El tiempo de Shostakóvich fue precisamente ese: el de un terror absoluto, antojadizo, voluble, sin paliativos, sin porqués. Sin escapatoria posible. Ni siquiera para quienes interrogaban a los sospechosos. Un tal Zakrevsky, que interrogó a Shostakóvich, le dio un plazo de 48 horas para que «reflexionara» y «cantara» los nombres de los que se reunían en casa de su protector, el melómano mariscal Tujachevski, mientras se preparaba un supuesto «complot contra el camarada Stalin».

Delitos imaginarios

«Siempre puntual, incluso cuando se dirigía a su propia muerte», Shostakóvich acudió el día acordado a su lúgubre cita con el destino. Es decir, a ser deportado al gulag o fusilado. Todo ello, tras ser sometido a un agotador interrogatorio, en el que confesó delitos imaginarios y probablemente, dada su poca resistencia, «implicaría a todo el mundo».

Nada más llegar le fue anunciado que ese día no vendría su interrogador. Había sido arrestado como sospechoso. Su pista -como «su propio nombre», dice Barnes- se perdería en la noche de los tiempos.
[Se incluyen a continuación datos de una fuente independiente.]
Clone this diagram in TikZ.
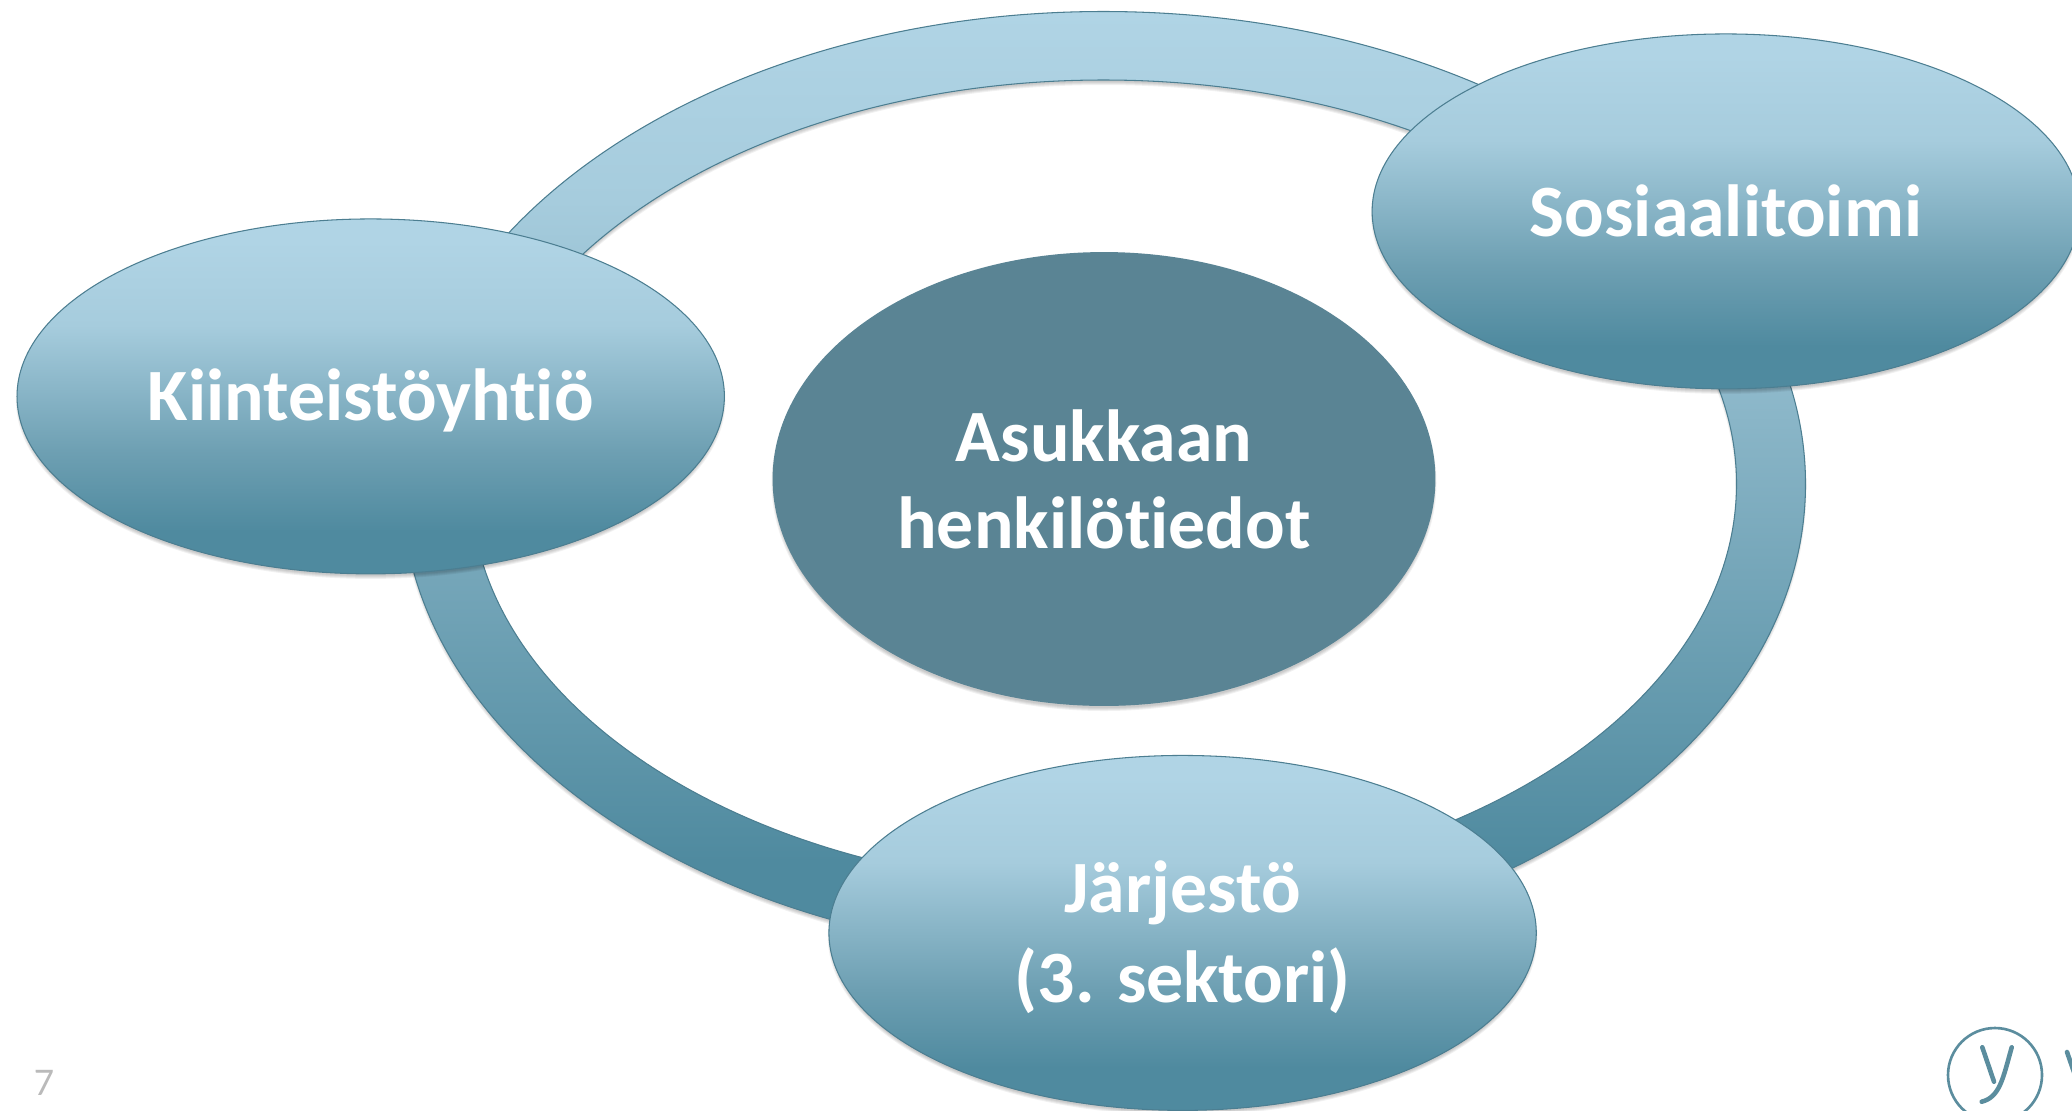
\documentclass[tikz,border=0pt]{standalone}
\usepackage{fontspec}
\setmainfont{Carlito}[Ligatures=NoCommon]
\newfontfamily\numfont{Lato}
\usetikzlibrary{shapes.geometric}
\definecolor{etop}{HTML}{B0D4E5}
\definecolor{emida}{HTML}{A6CCDD}
\definecolor{emidb}{HTML}{6D9FB2}
\definecolor{ebot}{HTML}{4F8A9F}
\definecolor{hub}{HTML}{5A8494}
\definecolor{stk}{HTML}{4C7E91}
\definecolor{logoc}{HTML}{5B8D9E}
\pgfdeclareverticalshading{ellshade}{100bp}{color(0bp)=(ebot); color(25bp)=(ebot); color(31bp)=(ebot); color(42bp)=(emidb); color(60bp)=(emida); color(72bp)=(etop); color(75bp)=(etop); color(100bp)=(etop)}
\pgfdeclareverticalshading{ringshade}{100bp}{color(0bp)=(ebot); color(25bp)=(ebot); color(30bp)=(ebot); color(50bp)=(emidb!65!emida); color(65bp)=(emida); color(75bp)=(etop); color(100bp)=(etop)}
\tikzset{
  blob/.style={ellipse, inner sep=0pt, minimum width=14.15cm, minimum height=7.1cm, draw=stk, line width=0.6pt, shading=ellshade},
  hubblob/.style={ellipse, inner sep=0pt, minimum width=13.26cm, minimum height=9.08cm, fill=hub},
  caption/.style={inner sep=0pt, text=white, align=center, font=\fontsize{42}{49.5}\selectfont\bfseries},
  ringband/.style={draw=stk, line width=0.6pt, shading=ringshade, even odd rule},
  logoline/.style={draw=logoc, line cap=round, line width=2.6pt}
}
\newcommand{\softshade}[4]{%
  \foreach \r in {1,0,-1,-2}{\fill[black,opacity=0.055] (#1,#2+4) ellipse ({#3+\r} and {#4+\r});}}
\begin{document}
\begin{tikzpicture}[x=0.02cm,y=-0.02cm]
\useasboundingbox (0,0) rectangle (2072,1110);
\clip (0,0) rectangle (2072,1110);
\fill[white] (0,0) rectangle (2072,1110);
% ring shadow
\foreach \r in {1,0,-1,-2}{
  \fill[black,opacity=0.055,even odd rule] (1103.5,488) ellipse ({702+\r} and {472.5+\r}) (1103.5,488) ellipse ({633-\r} and {404-\r});
}
\path[ringband] (1103.5,484) ellipse (702 and 472.5) (1103.5,484) ellipse (633 and 404);
% shadows of the ellipses
\softshade{1104}{479}{331.5}{227}
\softshade{370.7}{396.4}{353.8}{177.5}
\softshade{1725.8}{211.4}{353.8}{177.5}
\softshade{1182.6}{932.9}{353.8}{177.5}
\node[hubblob] (hub) at (1104,479) {};
\node[blob] (kiint) at (370.7,396.4) {};
\node[blob] (sos) at (1725.8,211.4) {};
\node[blob] (jarj) at (1182.6,932.9) {};
\node[caption] (hubtext) at (1104,479) {Asukkaan\\henkilötiedot};
\node[caption] (kiinttext) at (370.7,400.5) {Kiinteistöyhtiö};
\node[caption] (sostext) at (1725.8,211) {Sosiaalitoimi};
\node[caption] (jarjtext) at (1182.6,937) {Järjestö\\[1.6pt](3. sektori)};
\node[text=black!27, font=\numfont\fontsize{20}{24}\selectfont, inner sep=0pt] (pagenum) at (44,1082.5) {7};
% logo
\draw[logoc, line width=1.5pt] (1995,1075) circle (47);
\draw[logoline] (1982.3,1047.3) -- (1994,1081.7);
\draw[logoline] (2011.7,1047.3) .. controls (2003,1078) and (2000,1097) .. (1981.7,1101.7);
\draw[logoline] (2067,1052) -- (2076,1078);
\end{tikzpicture}
\end{document}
Mientras que el amigo y protector de Shostakóvich, Tujachevski, sería ejecutado, junto a toda la élite del Ejército Rojo, en las célebres purgas de 1937.

Diez años más tarde, cuando Shostakóvich asistió a dar el pésame a la familia de su viejo amigo Solomon Mikhoels, fundador del Teatro Judío de Moscú, asesinado por Stalin, dijo susurrando antes de marcharse: «Le envidio». En ocasiones, la muerte era preferible a aquel terror sin fin.